Dallas-based Gulf War Illness Study Points to Low Level Chemical Exposure; DMN Ignores

Shortly before Christmas, a long multi-year toxicological investigation of Gulf War Illness headed up by UT Southwestern's Dr. Robert Haley announced its final conclusions. This is a study that's received lots of attention, and many consider it the definitive work on the Illness to date. Because it involved a local Dallas medical institution and a renowned local scientist, the Morning News traced the study's progress year-to-year, with its penultimate update appearing right after Thanksgiving.

Reporting that the study had confirmed that actual physical nerve damage in veterans, and not psychological problems, was the underlying common denominator of the Illness' many different reported symptoms, including breathing difficulties, increased heart rate, decreased sexual function, perspiration and other body functions.

You see, a lot of Very Serious People didn't believe the Gulf War Vets who reported being Ill because they didn't exhibit any of the classic signs of any specific diseases or condition. As it turns out, those same Very Serious People thought the same thing about citizens who were regularly getting shat on by industrial pollution and experienced many of the same kinds of symptoms as the Vets.

Doesn't this sound awfully familiar to some of you?

“Many of these veterans have been told that there is nothing wrong with them,” Haley said Monday in an interview. “Our hope is that the physicians treating our veterans will read this study and recognize the symptoms, and that this will lead to better treatments.”

In the last sentence of the November DMN piece, Haley assured the reporter that the upcoming final chapter of his study would be decisive. Having shown that the Illness was in fact based in physiology and not psychology, Haley was ready now to point the finger at the trigger mechanism itself – what thing or things were causing this physiological response in so many Vets.

“We’re going to show proof of what causes this,” he said. “It will be a huge study with convincing evidence.”

In December, that final chapter was published in a peer-reviewed paper for a respected journal. The New York Times ran an article. And the conclusions were very controversial indeed.

"The paper, published in the journal Neuroepidemiology, tries to rebut the longstanding Pentagon position, supported by many scientists, that neurotoxins, particularly sarin gas, could not have carried far enough to sicken American forces.

The authors are James J. Tuite and Dr. Robert Haley, who has written several papers asserting links between chemical exposures and gulf war illnesses. They assembled data from meteorological and intelligence reports to support their thesis that American bombs were powerful enough to propel sarin from depots in Muthanna and Falluja high into the atmosphere, where winds whisked it hundreds of miles south to the Saudi border.
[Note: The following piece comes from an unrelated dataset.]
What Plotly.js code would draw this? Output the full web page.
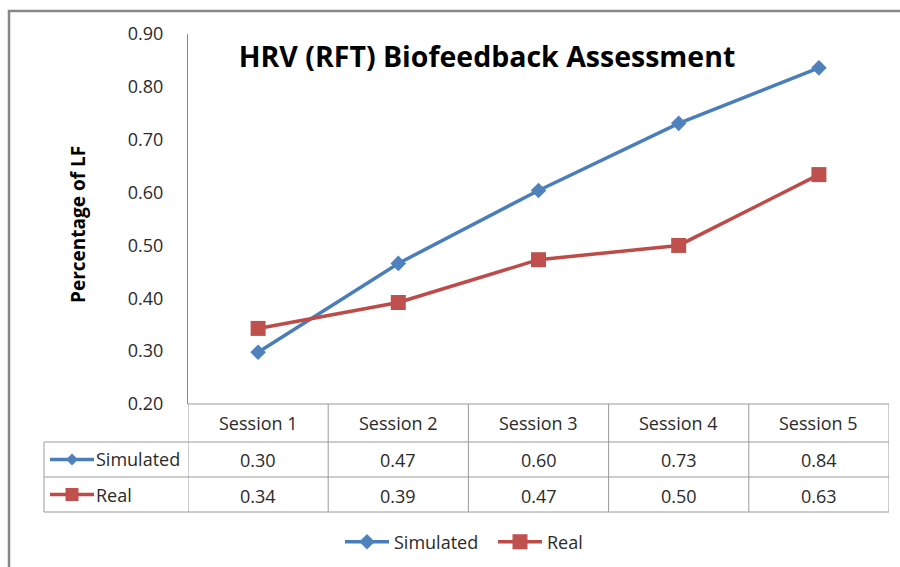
<!DOCTYPE html>
<html>
<head>
<meta charset="utf-8">
<script src="https://cdn.plot.ly/plotly-3.0.1.min.js"></script>
<style>html,body{margin:0;padding:0;background:#fff;}#chart{width:900px;height:567px;}</style>
</head>
<body>
<div id="chart"></div>
<script>
// ---- data ----
const sessions = ['Session 1', 'Session 2', 'Session 3', 'Session 4', 'Session 5'];
const simulated = [0.298, 0.466, 0.604, 0.731, 0.836];
const real = [0.343, 0.392, 0.473, 0.500, 0.634];
const seriesNames = ['Simulated', 'Real'];
const yTickVals = [0.2, 0.3, 0.4, 0.5, 0.6, 0.7, 0.8, 0.9];
const yTickText = ['0.20', '0.30', '0.40', '0.50', '0.60', '0.70', '0.80', '0.90'];

// ---- styling ----
const FONT = '"Open Sans", Lato, sans-serif';
const FS = 18;
const BLUE = '#4A7EBB', BLUE_M = '#4F81BD';
const RED = '#BE4B48', RED_M = '#C0504D';
const GRID = '#9a9a9a';
const TXT = '#2a2a2a';

// plot area: x 188..889 px, y 34..404 px
const plotL = 188, plotR = 889, plotT = 34, plotB = 404;
const W = plotR - plotL, H = plotB - plotT;
const px = v => (v - plotL) / W;          // pixel -> paper x
const py = v => (plotB - v) / H;          // pixel -> paper y

const rowTop = [404, 442, 477, 512];
const traces = [
  {x: sessions, y: simulated, name: seriesNames[0], type: 'scatter', mode: 'lines+markers',
   line: {color: BLUE, width: 3.5}, marker: {symbol: 'diamond', size: 12, color: BLUE_M}},
  {x: sessions, y: real, name: seriesNames[1], type: 'scatter', mode: 'lines+markers',
   line: {color: RED, width: 3.5}, marker: {symbol: 'square', size: 15, color: RED_M}}
];

const shapes = [];
const ann = [];
// outer frame
shapes.push({type: 'rect', xref: 'paper', yref: 'paper', x0: px(9), x1: px(910), y0: py(11), y1: py(580),
  line: {color: '#878787', width: 2.5}, fillcolor: 'rgba(0,0,0,0)', layer: 'below'});
// table horizontal lines
shapes.push({type: 'line', xref: 'paper', yref: 'paper', x0: 0, x1: 1, y0: py(rowTop[0]), y1: py(rowTop[0]), line: {color: GRID, width: 1}});
for (let r = 1; r < rowTop.length; r++) {
  shapes.push({type: 'line', xref: 'paper', yref: 'paper', x0: px(44), x1: 1, y0: py(rowTop[r]), y1: py(rowTop[r]), line: {color: GRID, width: 1}});
}
// table vertical lines (category boundaries)
for (let i = 0; i <= sessions.length; i++) {
  shapes.push({type: 'line', xref: 'x', yref: 'paper', x0: i - 0.5, x1: i - 0.5, y0: py(rowTop[0]), y1: py(rowTop[3]), line: {color: GRID, width: 1}});
}
shapes.push({type: 'line', xref: 'paper', yref: 'paper', x0: px(44), x1: px(44), y0: py(rowTop[1]), y1: py(rowTop[3]), line: {color: GRID, width: 1}});

// header cells
const mid = (a, b) => py((a + b) / 2);
const TS = -1; // text shift
sessions.forEach((s, i) => {
  ann.push({xref: 'x', yref: 'paper', x: s, y: mid(rowTop[0], rowTop[1]), yshift: 0, text: s, showarrow: false,
    font: {family: FONT, size: FS, color: TXT}, xanchor: 'center', yanchor: 'middle'});
});
// value cells
[simulated, real].forEach((arr, r) => {
  arr.forEach((v, i) => {
    ann.push({xref: 'x', yref: 'paper', x: sessions[i], y: mid(rowTop[r + 1], rowTop[r + 2]), yshift: TS, text: v.toFixed(2), showarrow: false,
      font: {family: FONT, size: FS, color: TXT}, xanchor: 'center', yanchor: 'middle'});
  });
});
// row labels with keys
const keyColors = [[BLUE, BLUE_M], [RED, RED_M]];
seriesNames.forEach((n, r) => {
  const yc = mid(rowTop[r + 1], rowTop[r + 2]);
  shapes.push({type: 'line', xref: 'paper', yref: 'paper', x0: px(50), x1: px(94), y0: yc, y1: yc, line: {color: keyColors[r][0], width: 3.5}});
  const path = r === 0 ? 'M0,6 L6,0 L0,-6 L-6,0 Z' : 'M-6.5,-6.5 L6.5,-6.5 L6.5,6.5 L-6.5,6.5 Z';
  shapes.push({type: 'path', xref: 'paper', yref: 'paper', xsizemode: 'pixel', ysizemode: 'pixel',
    xanchor: px(72), yanchor: yc, path: path, fillcolor: keyColors[r][1], line: {width: 0}});
  ann.push({xref: 'paper', yref: 'paper', x: px(94), y: yc, yshift: 0, text: n, showarrow: false,
    font: {family: FONT, size: FS, color: TXT}, xanchor: 'left', yanchor: 'middle'});
});
// y axis title
ann.push({xref: 'paper', yref: 'paper', x: px(78), y: py(225), text: '<b>Percentage of LF</b>', textangle: -90,
  showarrow: false, font: {family: FONT, size: 19, color: '#000'}, xanchor: 'center', yanchor: 'middle'});

const layout = {
  width: 900, height: 567,
  margin: {l: plotL, r: 900 - plotR, t: plotT, b: 567 - plotB, autoexpand: false},
  paper_bgcolor: '#fff', plot_bgcolor: '#fff',
  showlegend: true,
  title: {text: '<b>HRV (RFT) Biofeedback Assessment</b>', font: {family: FONT, size: 28.5, color: '#000'},
    xref: 'container', yref: 'container', x: 487 / 900, y: 1 - 57 / 567, xanchor: 'center', yanchor: 'middle'},
  xaxis: {type: 'category', range: [-0.5, 4.5], showticklabels: false, showgrid: false, zeroline: false, showline: false, ticks: '', automargin: false},
  yaxis: {range: [0.2, 0.9], tickvals: yTickVals, ticktext: yTickText, showgrid: false, zeroline: false,
    showline: true, linecolor: '#878787', linewidth: 1, ticks: '', ticklabelstandoff: 20, automargin: false,
    tickfont: {family: FONT, size: FS, color: TXT}},
  legend: {orientation: 'h', x: px(340), y: py(542), xanchor: 'left', yanchor: 'middle',
    entrywidth: 94, entrywidthmode: 'pixels', itemwidth: 44,
    font: {family: FONT, size: FS, color: TXT}, bgcolor: 'rgba(0,0,0,0)'},
  shapes: shapes,
  annotations: ann
};

Plotly.newPlot('chart', traces, layout, {displayModeBar: false, staticPlot: true});
</script>
</body>
</html>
Once over the American encampments, the toxic plume could have stalled and fallen back to the surface because of weather conditions, the paper says. Though troops would have been exposed to low levels of the agent, the authors assert that the exposures may have continued for several days, increasing their impact."

So the Gulf War Vets not only suffered from some of the same symptoms as downwinders, but they get exposed in the same way downwinders do – a little bit every day.  This is the insidious conclusion of the report – that amounts of poison that the regulatory agencies (in this case, the Pentagon) tell you should result in no harm, actually cause harm.

Some scientists studying Gulf War Illness disagree with Dr. Haley. They still hold fast that stress or other psychological conditions cause the Illness. But it's the conclusion of one of the best and most thorough studies of Gulf War Illness ever conducted.

However, you'd be hard-pressed to find anything about it in the Morning News. Unbelievably, the paper didn't cover the final, headline-making conclusion of a study it's been following meticulously for years now. We don't know if the challenge to the status quo was the reason, but it seems like a strange time for the News to wig out.

But taking Dr. Haley's conclusions and overlaying them with what we know about the toxic soup that downwinders often end up being exposed to on a routine basis, one can't help but see the similarities, right down to the "they must be imagining their symptoms" response of the Powers-That-Be. Whether it's the Pentagon, the TCEQ, or EPA, Dr. Haley's research challenges the way we diagnose and protect human health from low-level chemical invasions.